> **Your objective**: Write out the material again word for word, dropping any images it holds.

> **Recorded data**:
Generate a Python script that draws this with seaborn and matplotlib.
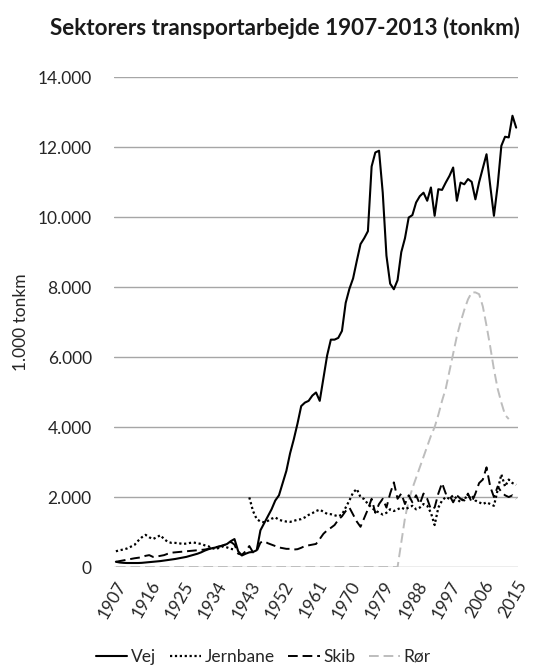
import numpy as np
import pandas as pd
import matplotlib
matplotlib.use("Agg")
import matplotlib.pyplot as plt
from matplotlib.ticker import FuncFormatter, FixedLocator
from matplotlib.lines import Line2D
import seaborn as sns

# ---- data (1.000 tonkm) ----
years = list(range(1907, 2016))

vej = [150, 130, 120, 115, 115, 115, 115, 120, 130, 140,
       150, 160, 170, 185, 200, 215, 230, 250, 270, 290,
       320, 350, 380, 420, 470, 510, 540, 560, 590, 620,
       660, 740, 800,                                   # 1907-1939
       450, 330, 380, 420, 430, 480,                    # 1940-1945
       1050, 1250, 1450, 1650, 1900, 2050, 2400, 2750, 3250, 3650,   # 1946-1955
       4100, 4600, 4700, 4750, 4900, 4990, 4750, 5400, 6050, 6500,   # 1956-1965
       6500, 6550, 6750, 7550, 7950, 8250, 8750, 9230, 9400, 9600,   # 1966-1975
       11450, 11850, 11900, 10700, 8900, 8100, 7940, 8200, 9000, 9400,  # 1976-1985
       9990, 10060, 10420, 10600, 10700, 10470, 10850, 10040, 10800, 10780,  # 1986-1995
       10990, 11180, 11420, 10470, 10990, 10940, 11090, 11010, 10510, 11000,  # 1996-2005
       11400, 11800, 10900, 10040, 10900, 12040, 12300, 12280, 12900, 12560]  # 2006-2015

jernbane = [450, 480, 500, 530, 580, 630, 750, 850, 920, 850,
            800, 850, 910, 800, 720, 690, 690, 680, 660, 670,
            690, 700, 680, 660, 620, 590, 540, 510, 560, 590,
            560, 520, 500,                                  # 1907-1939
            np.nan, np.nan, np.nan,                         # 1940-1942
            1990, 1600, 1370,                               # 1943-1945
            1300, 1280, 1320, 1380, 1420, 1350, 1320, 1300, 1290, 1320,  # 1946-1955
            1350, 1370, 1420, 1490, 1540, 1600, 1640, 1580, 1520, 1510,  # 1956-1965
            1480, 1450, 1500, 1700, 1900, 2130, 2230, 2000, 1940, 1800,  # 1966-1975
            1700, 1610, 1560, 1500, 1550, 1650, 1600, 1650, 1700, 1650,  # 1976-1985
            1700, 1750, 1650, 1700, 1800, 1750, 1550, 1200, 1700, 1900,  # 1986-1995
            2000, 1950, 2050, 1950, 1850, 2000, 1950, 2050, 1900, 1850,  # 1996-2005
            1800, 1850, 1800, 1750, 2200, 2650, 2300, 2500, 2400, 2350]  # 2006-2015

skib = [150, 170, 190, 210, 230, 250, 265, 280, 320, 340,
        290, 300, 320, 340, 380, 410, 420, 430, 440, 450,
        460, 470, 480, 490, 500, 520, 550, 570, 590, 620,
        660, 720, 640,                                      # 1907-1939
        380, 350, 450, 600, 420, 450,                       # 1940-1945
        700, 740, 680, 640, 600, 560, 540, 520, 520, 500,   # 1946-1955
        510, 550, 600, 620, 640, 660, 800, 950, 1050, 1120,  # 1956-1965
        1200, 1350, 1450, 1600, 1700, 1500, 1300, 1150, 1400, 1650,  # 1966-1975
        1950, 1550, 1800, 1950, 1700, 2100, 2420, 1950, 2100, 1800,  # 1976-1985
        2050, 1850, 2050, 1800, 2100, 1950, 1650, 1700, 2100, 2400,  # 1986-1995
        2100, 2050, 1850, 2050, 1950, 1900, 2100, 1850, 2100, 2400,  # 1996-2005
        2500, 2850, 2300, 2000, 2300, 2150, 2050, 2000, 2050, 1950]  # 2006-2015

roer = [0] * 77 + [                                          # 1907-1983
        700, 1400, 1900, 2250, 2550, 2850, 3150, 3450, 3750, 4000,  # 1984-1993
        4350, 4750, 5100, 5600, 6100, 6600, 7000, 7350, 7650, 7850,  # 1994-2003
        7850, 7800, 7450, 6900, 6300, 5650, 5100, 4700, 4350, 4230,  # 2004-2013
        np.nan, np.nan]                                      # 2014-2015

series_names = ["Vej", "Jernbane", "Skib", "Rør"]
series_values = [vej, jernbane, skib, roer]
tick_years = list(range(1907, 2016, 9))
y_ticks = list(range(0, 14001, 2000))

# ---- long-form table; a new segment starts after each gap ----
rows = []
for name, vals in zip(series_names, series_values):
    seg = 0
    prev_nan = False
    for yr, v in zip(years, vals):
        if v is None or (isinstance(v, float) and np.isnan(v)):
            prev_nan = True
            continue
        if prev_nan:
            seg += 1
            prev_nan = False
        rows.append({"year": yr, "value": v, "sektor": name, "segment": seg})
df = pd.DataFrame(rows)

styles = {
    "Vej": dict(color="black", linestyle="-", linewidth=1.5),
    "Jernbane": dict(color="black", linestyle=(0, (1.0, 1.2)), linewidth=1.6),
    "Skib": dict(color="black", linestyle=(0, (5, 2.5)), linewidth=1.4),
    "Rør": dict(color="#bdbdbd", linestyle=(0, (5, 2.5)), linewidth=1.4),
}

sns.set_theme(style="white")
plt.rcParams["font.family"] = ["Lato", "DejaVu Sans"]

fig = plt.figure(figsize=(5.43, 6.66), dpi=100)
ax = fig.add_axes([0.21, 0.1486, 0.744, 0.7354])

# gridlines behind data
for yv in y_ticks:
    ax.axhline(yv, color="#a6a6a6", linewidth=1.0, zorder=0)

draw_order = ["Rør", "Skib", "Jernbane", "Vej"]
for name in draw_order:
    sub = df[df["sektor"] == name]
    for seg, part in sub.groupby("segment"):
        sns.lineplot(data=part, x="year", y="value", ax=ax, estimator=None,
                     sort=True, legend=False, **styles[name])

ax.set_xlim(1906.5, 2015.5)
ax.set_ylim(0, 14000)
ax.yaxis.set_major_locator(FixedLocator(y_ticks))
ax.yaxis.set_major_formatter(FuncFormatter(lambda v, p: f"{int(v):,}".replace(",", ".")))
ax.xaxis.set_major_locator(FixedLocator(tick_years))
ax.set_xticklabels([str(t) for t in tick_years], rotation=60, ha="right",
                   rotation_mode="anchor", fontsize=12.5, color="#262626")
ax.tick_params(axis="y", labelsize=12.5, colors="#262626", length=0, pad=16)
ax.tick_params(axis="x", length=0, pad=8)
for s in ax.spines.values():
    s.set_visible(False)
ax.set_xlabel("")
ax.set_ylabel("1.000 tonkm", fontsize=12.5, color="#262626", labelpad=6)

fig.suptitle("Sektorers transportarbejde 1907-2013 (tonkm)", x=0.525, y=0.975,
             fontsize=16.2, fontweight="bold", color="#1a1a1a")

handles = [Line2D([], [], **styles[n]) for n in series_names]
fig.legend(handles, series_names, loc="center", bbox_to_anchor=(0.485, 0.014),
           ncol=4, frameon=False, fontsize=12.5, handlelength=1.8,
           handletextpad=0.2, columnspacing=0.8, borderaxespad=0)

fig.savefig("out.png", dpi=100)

> **Response below**:
Generate a Python script that draws this with seaborn and matplotlib.
import numpy as np
import pandas as pd
import matplotlib
matplotlib.use("Agg")
import matplotlib.pyplot as plt
from matplotlib.ticker import FuncFormatter, FixedLocator
from matplotlib.lines import Line2D
import seaborn as sns

# ---- data (1.000 tonkm) ----
years = list(range(1907, 2016))

vej = [150, 130, 120, 115, 115, 115, 115, 120, 130, 140,
       150, 160, 170, 185, 200, 215, 230, 250, 270, 290,
       320, 350, 380, 420, 470, 510, 540, 560, 590, 620,
       660, 740, 800,                                   # 1907-1939
       450, 330, 380, 420, 430, 480,                    # 1940-1945
       1050, 1250, 1450, 1650, 1900, 2050, 2400, 2750, 3250, 3650,   # 1946-1955
       4100, 4600, 4700, 4750, 4900, 4990, 4750, 5400, 6050, 6500,   # 1956-1965
       6500, 6550, 6750, 7550, 7950, 8250, 8750, 9230, 9400, 9600,   # 1966-1975
       11450, 11850, 11900, 10700, 8900, 8100, 7940, 8200, 9000, 9400,  # 1976-1985
       9990, 10060, 10420, 10600, 10700, 10470, 10850, 10040, 10800, 10780,  # 1986-1995
       10990, 11180, 11420, 10470, 10990, 10940, 11090, 11010, 10510, 11000,  # 1996-2005
       11400, 11800, 10900, 10040, 10900, 12040, 12300, 12280, 12900, 12560]  # 2006-2015

jernbane = [450, 480, 500, 530, 580, 630, 750, 850, 920, 850,
            800, 850, 910, 800, 720, 690, 690, 680, 660, 670,
            690, 700, 680, 660, 620, 590, 540, 510, 560, 590,
            560, 520, 500,                                  # 1907-1939
            np.nan, np.nan, np.nan,                         # 1940-1942
            1990, 1600, 1370,                               # 1943-1945
            1300, 1280, 1320, 1380, 1420, 1350, 1320, 1300, 1290, 1320,  # 1946-1955
            1350, 1370, 1420, 1490, 1540, 1600, 1640, 1580, 1520, 1510,  # 1956-1965
            1480, 1450, 1500, 1700, 1900, 2130, 2230, 2000, 1940, 1800,  # 1966-1975
            1700, 1610, 1560, 1500, 1550, 1650, 1600, 1650, 1700, 1650,  # 1976-1985
            1700, 1750, 1650, 1700, 1800, 1750, 1550, 1200, 1700, 1900,  # 1986-1995
            2000, 1950, 2050, 1950, 1850, 2000, 1950, 2050, 1900, 1850,  # 1996-2005
            1800, 1850, 1800, 1750, 2200, 2650, 2300, 2500, 2400, 2350]  # 2006-2015

skib = [150, 170, 190, 210, 230, 250, 265, 280, 320, 340,
        290, 300, 320, 340, 380, 410, 420, 430, 440, 450,
        460, 470, 480, 490, 500, 520, 550, 570, 590, 620,
        660, 720, 640,                                      # 1907-1939
        380, 350, 450, 600, 420, 450,                       # 1940-1945
        700, 740, 680, 640, 600, 560, 540, 520, 520, 500,   # 1946-1955
        510, 550, 600, 620, 640, 660, 800, 950, 1050, 1120,  # 1956-1965
        1200, 1350, 1450, 1600, 1700, 1500, 1300, 1150, 1400, 1650,  # 1966-1975
        1950, 1550, 1800, 1950, 1700, 2100, 2420, 1950, 2100, 1800,  # 1976-1985
        2050, 1850, 2050, 1800, 2100, 1950, 1650, 1700, 2100, 2400,  # 1986-1995
        2100, 2050, 1850, 2050, 1950, 1900, 2100, 1850, 2100, 2400,  # 1996-2005
        2500, 2850, 2300, 2000, 2300, 2150, 2050, 2000, 2050, 1950]  # 2006-2015

roer = [0] * 77 + [                                          # 1907-1983
        700, 1400, 1900, 2250, 2550, 2850, 3150, 3450, 3750, 4000,  # 1984-1993
        4350, 4750, 5100, 5600, 6100, 6600, 7000, 7350, 7650, 7850,  # 1994-2003
        7850, 7800, 7450, 6900, 6300, 5650, 5100, 4700, 4350, 4230,  # 2004-2013
        np.nan, np.nan]                                      # 2014-2015

series_names = ["Vej", "Jernbane", "Skib", "Rør"]
series_values = [vej, jernbane, skib, roer]
tick_years = list(range(1907, 2016, 9))
y_ticks = list(range(0, 14001, 2000))

# ---- long-form table; a new segment starts after each gap ----
rows = []
for name, vals in zip(series_names, series_values):
    seg = 0
    prev_nan = False
    for yr, v in zip(years, vals):
        if v is None or (isinstance(v, float) and np.isnan(v)):
            prev_nan = True
            continue
        if prev_nan:
            seg += 1
            prev_nan = False
        rows.append({"year": yr, "value": v, "sektor": name, "segment": seg})
df = pd.DataFrame(rows)

styles = {
    "Vej": dict(color="black", linestyle="-", linewidth=1.5),
    "Jernbane": dict(color="black", linestyle=(0, (1.0, 1.2)), linewidth=1.6),
    "Skib": dict(color="black", linestyle=(0, (5, 2.5)), linewidth=1.4),
    "Rør": dict(color="#bdbdbd", linestyle=(0, (5, 2.5)), linewidth=1.4),
}

sns.set_theme(style="white")
plt.rcParams["font.family"] = ["Lato", "DejaVu Sans"]

fig = plt.figure(figsize=(5.43, 6.66), dpi=100)
ax = fig.add_axes([0.21, 0.1486, 0.744, 0.7354])

# gridlines behind data
for yv in y_ticks:
    ax.axhline(yv, color="#a6a6a6", linewidth=1.0, zorder=0)

draw_order = ["Rør", "Skib", "Jernbane", "Vej"]
for name in draw_order:
    sub = df[df["sektor"] == name]
    for seg, part in sub.groupby("segment"):
        sns.lineplot(data=part, x="year", y="value", ax=ax, estimator=None,
                     sort=True, legend=False, **styles[name])

ax.set_xlim(1906.5, 2015.5)
ax.set_ylim(0, 14000)
ax.yaxis.set_major_locator(FixedLocator(y_ticks))
ax.yaxis.set_major_formatter(FuncFormatter(lambda v, p: f"{int(v):,}".replace(",", ".")))
ax.xaxis.set_major_locator(FixedLocator(tick_years))
ax.set_xticklabels([str(t) for t in tick_years], rotation=60, ha="right",
                   rotation_mode="anchor", fontsize=12.5, color="#262626")
ax.tick_params(axis="y", labelsize=12.5, colors="#262626", length=0, pad=16)
ax.tick_params(axis="x", length=0, pad=8)
for s in ax.spines.values():
    s.set_visible(False)
ax.set_xlabel("")
ax.set_ylabel("1.000 tonkm", fontsize=12.5, color="#262626", labelpad=6)

fig.suptitle("Sektorers transportarbejde 1907-2013 (tonkm)", x=0.525, y=0.975,
             fontsize=16.2, fontweight="bold", color="#1a1a1a")

handles = [Line2D([], [], **styles[n]) for n in series_names]
fig.legend(handles, series_names, loc="center", bbox_to_anchor=(0.485, 0.014),
           ncol=4, frameon=False, fontsize=12.5, handlelength=1.8,
           handletextpad=0.2, columnspacing=0.8, borderaxespad=0)

fig.savefig("out.png", dpi=100)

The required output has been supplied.